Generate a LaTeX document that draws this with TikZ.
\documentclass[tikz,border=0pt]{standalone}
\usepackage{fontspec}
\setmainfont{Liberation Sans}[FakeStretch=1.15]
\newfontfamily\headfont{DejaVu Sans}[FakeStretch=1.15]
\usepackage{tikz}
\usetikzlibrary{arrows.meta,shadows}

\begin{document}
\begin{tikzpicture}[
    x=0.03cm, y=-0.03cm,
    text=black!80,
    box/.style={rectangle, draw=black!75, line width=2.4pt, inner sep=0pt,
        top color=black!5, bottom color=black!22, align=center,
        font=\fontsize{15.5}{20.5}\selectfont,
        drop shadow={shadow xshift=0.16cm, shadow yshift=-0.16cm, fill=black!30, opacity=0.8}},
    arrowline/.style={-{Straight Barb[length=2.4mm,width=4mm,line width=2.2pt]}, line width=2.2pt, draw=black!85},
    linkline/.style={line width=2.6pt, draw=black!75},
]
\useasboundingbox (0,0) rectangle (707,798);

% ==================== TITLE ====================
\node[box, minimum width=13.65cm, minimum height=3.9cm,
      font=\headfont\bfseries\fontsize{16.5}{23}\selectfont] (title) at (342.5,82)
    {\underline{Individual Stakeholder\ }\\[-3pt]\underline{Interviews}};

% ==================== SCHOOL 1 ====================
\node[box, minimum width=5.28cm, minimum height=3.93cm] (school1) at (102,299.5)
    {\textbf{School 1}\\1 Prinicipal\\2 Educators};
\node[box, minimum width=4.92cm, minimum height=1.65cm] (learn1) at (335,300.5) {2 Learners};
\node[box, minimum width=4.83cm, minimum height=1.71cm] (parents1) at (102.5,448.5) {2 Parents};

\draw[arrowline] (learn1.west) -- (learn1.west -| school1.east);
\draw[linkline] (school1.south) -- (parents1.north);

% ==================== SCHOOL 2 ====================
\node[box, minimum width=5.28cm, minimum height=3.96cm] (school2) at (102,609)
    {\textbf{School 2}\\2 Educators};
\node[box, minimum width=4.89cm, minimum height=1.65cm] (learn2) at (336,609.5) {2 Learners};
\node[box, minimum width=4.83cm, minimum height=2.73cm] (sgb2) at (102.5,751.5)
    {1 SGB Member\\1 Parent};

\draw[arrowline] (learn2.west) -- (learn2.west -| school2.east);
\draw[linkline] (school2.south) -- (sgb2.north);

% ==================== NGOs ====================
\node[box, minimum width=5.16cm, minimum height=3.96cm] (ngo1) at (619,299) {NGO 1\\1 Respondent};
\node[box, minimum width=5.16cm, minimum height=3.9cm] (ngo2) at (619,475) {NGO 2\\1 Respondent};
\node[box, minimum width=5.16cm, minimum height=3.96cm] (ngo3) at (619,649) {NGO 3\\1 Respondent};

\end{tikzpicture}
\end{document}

**What is needed:** Everything in the listing above should be restated exactly.

**Task response:**
Generate a LaTeX document that draws this with TikZ.
\documentclass[tikz,border=0pt]{standalone}
\usepackage{fontspec}
\setmainfont{Liberation Sans}[FakeStretch=1.15]
\newfontfamily\headfont{DejaVu Sans}[FakeStretch=1.15]
\usepackage{tikz}
\usetikzlibrary{arrows.meta,shadows}

\begin{document}
\begin{tikzpicture}[
    x=0.03cm, y=-0.03cm,
    text=black!80,
    box/.style={rectangle, draw=black!75, line width=2.4pt, inner sep=0pt,
        top color=black!5, bottom color=black!22, align=center,
        font=\fontsize{15.5}{20.5}\selectfont,
        drop shadow={shadow xshift=0.16cm, shadow yshift=-0.16cm, fill=black!30, opacity=0.8}},
    arrowline/.style={-{Straight Barb[length=2.4mm,width=4mm,line width=2.2pt]}, line width=2.2pt, draw=black!85},
    linkline/.style={line width=2.6pt, draw=black!75},
]
\useasboundingbox (0,0) rectangle (707,798);

% ==================== TITLE ====================
\node[box, minimum width=13.65cm, minimum height=3.9cm,
      font=\headfont\bfseries\fontsize{16.5}{23}\selectfont] (title) at (342.5,82)
    {\underline{Individual Stakeholder\ }\\[-3pt]\underline{Interviews}};

% ==================== SCHOOL 1 ====================
\node[box, minimum width=5.28cm, minimum height=3.93cm] (school1) at (102,299.5)
    {\textbf{School 1}\\1 Prinicipal\\2 Educators};
\node[box, minimum width=4.92cm, minimum height=1.65cm] (learn1) at (335,300.5) {2 Learners};
\node[box, minimum width=4.83cm, minimum height=1.71cm] (parents1) at (102.5,448.5) {2 Parents};

\draw[arrowline] (learn1.west) -- (learn1.west -| school1.east);
\draw[linkline] (school1.south) -- (parents1.north);

% ==================== SCHOOL 2 ====================
\node[box, minimum width=5.28cm, minimum height=3.96cm] (school2) at (102,609)
    {\textbf{School 2}\\2 Educators};
\node[box, minimum width=4.89cm, minimum height=1.65cm] (learn2) at (336,609.5) {2 Learners};
\node[box, minimum width=4.83cm, minimum height=2.73cm] (sgb2) at (102.5,751.5)
    {1 SGB Member\\1 Parent};

\draw[arrowline] (learn2.west) -- (learn2.west -| school2.east);
\draw[linkline] (school2.south) -- (sgb2.north);

% ==================== NGOs ====================
\node[box, minimum width=5.16cm, minimum height=3.96cm] (ngo1) at (619,299) {NGO 1\\1 Respondent};
\node[box, minimum width=5.16cm, minimum height=3.9cm] (ngo2) at (619,475) {NGO 2\\1 Respondent};
\node[box, minimum width=5.16cm, minimum height=3.96cm] (ngo3) at (619,649) {NGO 3\\1 Respondent};

\end{tikzpicture}
\end{document}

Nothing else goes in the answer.